When we teach students about the binomial distribution we tell them that the number of trials (coin tosses) must be fixed before the experiment is conducted, otherwise the theory does not apply. However, if you take the example from Steve Lindsay, “..I did 20 experiments, how about I add 12 more,” then it can be hard to see what is wrong in doing so. I think the counterintuitive nature of this relates to general misunderstanding of conditional probability. When we encounter a problem like this, our response is “Well I can’t see the difference between 10 out of 20, versus 16 out of 32.” What we are missing here is that the results of the first 20 experiments **are already known**. That is, there is no longer any probability attached to the outcomes of these experiments. What we need to calculate is the probability of a certain number of successes, say *x* given that we have already observed *y* successes.

Let us take the numbers given by Professor Lindsay of 20 experiments followed a further 12. Further to this we are going to describe “almost significant” in 20 experiments as 12, 13, or 14 successes, and “significant” as 23 or more successes out of 32. I have chosen these numbers because (if we believe in hypothesis testing) we would observe 15 or more “heads” out of 20 tosses of a fair coin fewer than 21 times in 1,000 (on average). That is, observing 15 or more heads in 20 coin tosses is fairly unlikely *if the coin is fair*. Similarly, we would observe 23 or more heads out of 32 coin tosses about 10 times in 1,000 (on average).

So if we have 12 successes in the first 20 experiments, we need another 11 or 12 successes in the second set of experiments to reach or exceed our threshold of 23. This is fairly unlikely. If successes happen by random chance alone, then we will get 11 or 12 with probability 0.0032 (about 3 times in 1,000). If we have 13 successes in the first 20 experiments, then we need 10 or more successes in our second set to reach or exceed our threshold. This will happen by random chance alone with probability 0.019 (about 19 times in 1,000). Although it is an additively huge difference, 0.01 vs 0.019, the probability of exceeding our threshold has almost doubled. And it gets worse. If we had 14 successes, then the probability “jumps” to 0.073 — over seven times higher. It is tempting to think that this occurs because the second set of trials is smaller than the first. However, the phenomenon exists then as well.

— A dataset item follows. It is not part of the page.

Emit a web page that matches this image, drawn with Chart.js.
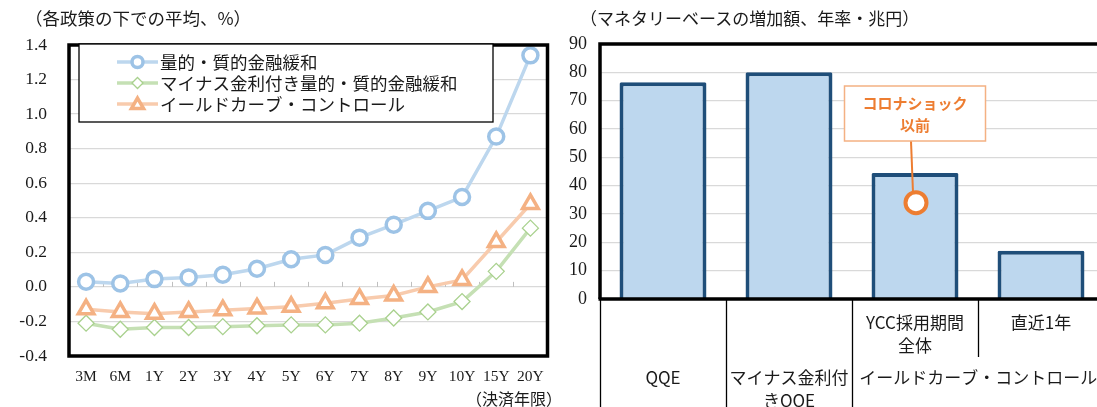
<!DOCTYPE html>
<html><head><meta charset="utf-8">
<script src="https://cdn.jsdelivr.net/npm/chart.js@4/dist/chart.umd.min.js"></script>
<style>
html,body{margin:0;padding:0;background:#fff;overflow:hidden;}
#wrap{position:relative;width:1097px;height:407px;overflow:hidden;background:#fff;}
.t{position:absolute;font-family:"Noto Sans CJK JP",sans-serif;color:#1a1a1a;white-space:nowrap;line-height:20px;}
#c1{position:absolute;left:0;top:0;}
#c2{position:absolute;left:560px;top:0;}
</style></head><body>
<div id="wrap">
<canvas id="c1" width="560" height="407"></canvas>
<canvas id="c2" width="560" height="407"></canvas>
<div class="t" style="left:25px;top:8px;font-size:17.5px;">（各政策の下での平均、%）</div>
<div class="t" style="left:580px;top:8px;font-size:17px;">（マネタリーベースの増加額、年率・兆円）</div>
<div class="t" style="left:466px;top:388px;font-size:16px;">（決済年限）</div>
</div>
<script>
// ---- Left chart data ----
const categories = ['3M','6M','1Y','2Y','3Y','4Y','5Y','6Y','7Y','8Y','9Y','10Y','15Y','20Y'];
const seriesNames = ['量的・質的金融緩和','マイナス金利付き量的・質的金融緩和','イールドカーブ・コントロール'];
const qqeValues  = [0.03, 0.02, 0.045, 0.055, 0.07, 0.105, 0.16, 0.185, 0.285, 0.36, 0.44, 0.52, 0.87, 1.34];
const nirpValues = [-0.21, -0.245, -0.235, -0.235, -0.23, -0.225, -0.22, -0.22, -0.21, -0.18, -0.145, -0.085, 0.09, 0.34];
const yccValues  = [-0.13, -0.145, -0.155, -0.145, -0.135, -0.125, -0.115, -0.095, -0.07, -0.05, 0.0, 0.04, 0.26, 0.48];
const leftYTicks = ['-0.4','-0.2','0.0','0.2','0.4','0.6','0.8','1.0','1.2','1.4'];

// ---- Right chart data ----
const barCategories = ['QQE','マイナス金利付きQQE','YCC採用期間全体','直近1年'];
const barValues = [76.5, 80, 44.5, 17];
const barLabelLines = [['QQE'], ['マイナス金利付','きQQE'], ['YCC採用期間','全体'], ['直近1年']];
const groupLabel = 'イールドカーブ・コントロール';
const rightYTicks = ['0','10','20','30','40','50','60','70','80','90'];
const calloutLines = ['コロナショック','以前'];
const calloutValue = [34];

const CJK = '"Noto Sans CJK JP", sans-serif';
const NUM = '"Liberation Serif", "Noto Sans CJK JP", serif';
const TXT = '#1a1a1a';

// ---------------- Left chart ----------------
const leftPlugin = {
  id: 'leftDeco',
  beforeDatasetsDraw(chart) {
    const {ctx, scales:{x, y}} = chart;
    const y0 = y.getPixelForValue(0);
    const half = (x.getPixelForValue(1) - x.getPixelForValue(0)) / 2;
    ctx.save();
    ctx.strokeStyle = '#bfbfbf'; ctx.lineWidth = 1;
    for (let i = 0; i <= categories.length; i++) {
      const px = Math.round(x.getPixelForValue(i) - half) + 0.5;
      ctx.beginPath(); ctx.moveTo(px, y0 - 5); ctx.lineTo(px, y0); ctx.stroke();
    }
    ctx.restore();
  },
  afterDraw(chart) {
    const {ctx, chartArea:a} = chart;
    ctx.save();
    ctx.strokeStyle = '#000'; ctx.lineWidth = 3.5;
    ctx.strokeRect(a.left, a.top, a.right - a.left, a.bottom - a.top);
    // legend
    const lg = {x1:79, y1:44, x2:493, y2:122, rows:[62,83,104], lx1:117, lx2:158, tx:160};
    ctx.fillStyle = '#fff';
    ctx.fillRect(lg.x1, lg.y1, lg.x2 - lg.x1, lg.y2 - lg.y1);
    ctx.strokeStyle = '#000'; ctx.lineWidth = 1.3;
    ctx.strokeRect(lg.x1, lg.y1, lg.x2 - lg.x1, lg.y2 - lg.y1);
    const legendRadius = [5.5, 5.5, 7];
    chart.data.datasets.forEach((ds, i) => {
      const yy = lg.rows[i];
      ctx.strokeStyle = ds.borderColor; ctx.lineWidth = ds.borderWidth;
      ctx.beginPath(); ctx.moveTo(lg.lx1, yy); ctx.lineTo(lg.lx2, yy); ctx.stroke();
      ctx.fillStyle = '#fff'; ctx.strokeStyle = ds.pointBorderColor; ctx.lineWidth = ds.pointBorderWidth;
      Chart.helpers.drawPoint(ctx, {pointStyle: ds.pointStyle, radius: legendRadius[i], borderWidth: ds.pointBorderWidth, rotation: 0}, (lg.lx1 + lg.lx2) / 2, yy + (ds.pointStyle === 'triangle' ? 1 : 0));
      ctx.fillStyle = TXT; ctx.font = '17.5px ' + CJK; ctx.textBaseline = 'middle'; ctx.textAlign = 'left';
      ctx.fillText(ds.label, lg.tx, yy);
    });
    ctx.restore();
  }
};

new Chart(document.getElementById('c1'), {
  type: 'line',
  data: {
    labels: categories,
    datasets: [
      {label: seriesNames[0], data: qqeValues, borderColor: '#bdd7ee', borderWidth: 3.5,
       pointStyle: 'circle', pointRadius: 7.5, pointBorderWidth: 3.5, pointBorderColor: '#9dc3e6', pointBackgroundColor: '#fff', order: 3, tension: 0},
      {label: seriesNames[1], data: nirpValues, borderColor: '#c5e0b4', borderWidth: 3.5,
       pointStyle: 'rectRot', pointRadius: 8, pointBorderWidth: 1.3, pointBorderColor: '#a9d18e', pointBackgroundColor: '#fff', order: 2, tension: 0},
      {label: seriesNames[2], data: yccValues, borderColor: '#f8cbad', borderWidth: 3.5,
       pointStyle: 'triangle', pointRadius: 9, pointBorderWidth: 3.5, pointBorderColor: '#f4b183', pointBackgroundColor: '#fff', order: 1, tension: 0}
    ]
  },
  options: {
    responsive: false, animation: false, devicePixelRatio: 1,
    layout: {padding: {top: 45, right: 5, left: 0, bottom: 0}},
    plugins: {legend: {display: false}, tooltip: {enabled: false}},
    scales: {
      x: {
        offset: true,
        grid: {display: false, drawTicks: false},
        border: {display: false},
        ticks: {font: {family: NUM, size: 15.5}, color: TXT, padding: 12, maxRotation: 0, autoSkip: false},
        afterFit: s => { s.height = 51; }
      },
      y: {
        min: -0.4, max: 1.4,
        grid: {color: '#d9d9d9', lineWidth: 1.3, drawTicks: false},
        border: {display: false},
        ticks: {stepSize: 0.2, font: {family: NUM, size: 17.5}, color: TXT, padding: 22,
                callback: (v) => leftYTicks[Math.round((v + 0.4) / 0.2)]},
        afterFit: s => { s.width = 69; }
      }
    }
  },
  plugins: [leftPlugin]
});

// ---------------- Right chart ----------------
const rightPlugin = {
  id: 'rightDeco',
  afterDraw(chart) {
    const {ctx, chartArea:a, scales:{x, y}} = chart;
    const H = chart.height;
    const half = (x.getPixelForValue(1) - x.getPixelForValue(0)) / 2;
    const y0 = y.getPixelForValue(0);
    ctx.save();
    // frame
    ctx.strokeStyle = '#000'; ctx.lineWidth = 3.5;
    ctx.beginPath();
    ctx.moveTo(a.left, y0); ctx.lineTo(a.left, a.top); ctx.lineTo(a.right, a.top);
    ctx.stroke();
    ctx.beginPath(); ctx.moveTo(a.left - 1.5, y0); ctx.lineTo(a.right, y0); ctx.stroke();
    // table lines
    ctx.lineWidth = 1.3;
    const bnd = i => Math.round(x.getPixelForValue(i) - half) + 0.5;
    [0, 1, 2].forEach(i => { ctx.beginPath(); ctx.moveTo(bnd(i), y0); ctx.lineTo(bnd(i), H); ctx.stroke(); });
    ctx.beginPath(); ctx.moveTo(bnd(3), y0); ctx.lineTo(bnd(3), y0 + 58); ctx.stroke();
    // table text
    ctx.fillStyle = TXT; ctx.font = '17px ' + CJK; ctx.textAlign = 'center'; ctx.textBaseline = 'middle';
    const rowTop = [378, 401], rowUpper = [323, 346];
    barLabelLines.forEach((lines, i) => {
      const rows = i < 2 ? rowTop : rowUpper;
      lines.forEach((t, k) => ctx.fillText(t, x.getPixelForValue(i), rows[k]));
    });
    ctx.fillText(groupLabel, (bnd(2) + x.getPixelForValue(3) + half) / 2, 378);
    // callout
    const cx = x.getPixelForValue(2), cy = y.getPixelForValue(calloutValue[0]);
    const bw = 141, bt = 86, bh = 55;
    ctx.strokeStyle = '#ed7d31'; ctx.lineWidth = 2;
    ctx.beginPath(); ctx.moveTo(cx - 4, bt + bh); ctx.lineTo(cx - 2, cy - 10); ctx.stroke();
    ctx.lineWidth = 4; ctx.fillStyle = '#fff';
    ctx.beginPath(); ctx.arc(cx + 1, cy, 10.5, 0, Math.PI * 2); ctx.fill(); ctx.stroke();
    ctx.fillStyle = '#fff'; ctx.fillRect(cx - bw / 2, bt, bw, bh);
    ctx.strokeStyle = '#f4b183'; ctx.lineWidth = 1.5; ctx.strokeRect(cx - bw / 2, bt, bw, bh);
    ctx.fillStyle = '#ed7d31'; ctx.font = 'bold 15px ' + CJK;
    ctx.fillText(calloutLines[0], cx, bt + 17);
    ctx.fillText(calloutLines[1], cx, bt + 39);
    ctx.restore();
  }
};

new Chart(document.getElementById('c2'), {
  type: 'bar',
  data: {
    labels: barCategories,
    datasets: [{data: barValues, backgroundColor: '#bdd7ee', borderColor: '#1f4e79', borderWidth: 4,
                barPercentage: 0.69, categoryPercentage: 1, borderRadius: 1.5}]
  },
  options: {
    responsive: false, animation: false, devicePixelRatio: 1,
    layout: {padding: {top: 44, right: 16, left: 0, bottom: 0}},
    plugins: {legend: {display: false}, tooltip: {enabled: false}},
    scales: {
      x: {
        grid: {display: false, drawTicks: false}, border: {display: false},
        ticks: {display: false},
        afterFit: s => { s.height = 108; }
      },
      y: {
        min: 0, max: 90,
        grid: {color: '#d9d9d9', lineWidth: 1.3, drawTicks: false}, border: {display: false},
        ticks: {stepSize: 10, font: {family: NUM, size: 18}, color: TXT, padding: 13,
                callback: (v) => rightYTicks[Math.round(v / 10)]},
        afterFit: s => { s.width = 40; }
      }
    }
  },
  plugins: [rightPlugin]
});
</script>
</body></html>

The issue exists because the probability distribution for all of the results of experiments considered together is not the same as the probability distribution for results of the second set of experiments given we know the results of the first set of experiment. You might think about this as being like a horse race where you are allowed to make your bet after the horses have reached the half way mark — you already have some information (which might be totally spurious) but most people will bet differently, using the information they have, than they would at the start of the race.